I was quite nervous today because Sophia, Mia, Katy and I were ready to present our chamber-pot-on-my-head scene again, and it’s ‘yes or no for the show’ time. But Philippe wanted to see new scenes (ones he’d never seen before) first, and so we didn’t even get the chance to get up. Why was I nervous? Because I care about the work we’ve done, and I don’t want it to be binned. And I want to be in the show. But actually, wanting to be in the show isn’t going to help me much. It’s a given. But I don’t need to dwell on it. And I’m really happy with the work I’ve done in this workshop, so I’m going to try and just go with the flow.
~
Vicky and Steph presented a mother/daughter scene from A Flea in her Ear. Vicky was good - alive and fun, but Steph didn’t show herself. She didn’t present herself with fun and life. “This scene is in the bin. Always. I do not want to see it again...it’s a pity because I liked the monster [Vicky].”
~
Mike and Akron presented the scene in which Bouzin has to give his pants away. Akron was okay (he’s finally starting to come out of his shell a bit) but Mike was bad. “No no no. Impossible to present it again. Forbidden.”

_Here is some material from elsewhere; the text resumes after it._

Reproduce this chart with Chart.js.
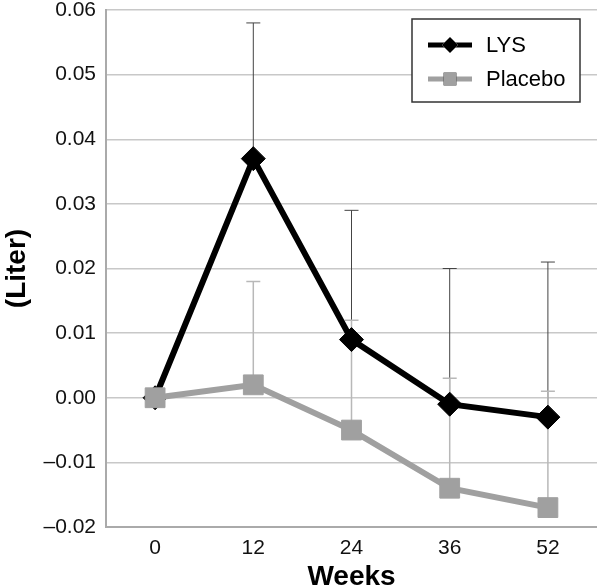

Philippe said the scene is funny if we look at the guy who has no pants and we think he will ask Bouzin for his...and then he does. “But today...nothing.”
~
Duncan presented some text of which the first half was something modern (I don’t know what) and the second half was Macbeth. Philippe worked with him for a long time. Playing in a bureaucratic kind of way, with white face, whilst playing cards. Speaking in a neutral tone, like a weather forecast.
He also got Duncan dressed in a straight jacket, and tied with rope held by a guardian - as if he was in a mental hospital. Speaking as if his body is here, but his mind is far far way. Somewhere else.
“The text is really dramatic so if you put more sauce...[it becomes too much]...but if the way you say is neutral we hear much better.”
I asked Philippe about playing against the text, about playing the opposite. But he denied doing either. “I try to find a beautiful colour of the text with the pleasure of the actor. It’s not opposite.” Sophia asked “should we play the image?” , i.e. play how we look, and he said “the image is enough.”
He spoke about how image, text, and actors all do different things. And they are not the same. Music has it’s life. Set has it’s life. “The director has to give life to many things.” To help us dream for all these different elements, and “all the dreams don’t go to the same place.”
Asked why he goes in different ways with different actors he replied: “The play could go to this way with this actor. But with another actor the play could go another way. It depends on the poetry of the actor.”
~
Lee also showed a monologue from a play called Rhinoceros by Unesco. A wee way in Philippe got Lee to say “I speak too much and I don’t show the humanity of the character.”
“We don’t see your humanity. We see bla bla bla.”
“We don’t dream around the character because we hear too many words.”
~
Philippe spoke a little at the end of class about rejecting the past and going in your own way.
“It’s always good to shit on a rose...I don’t want to understand like my father. I want to understand like me.”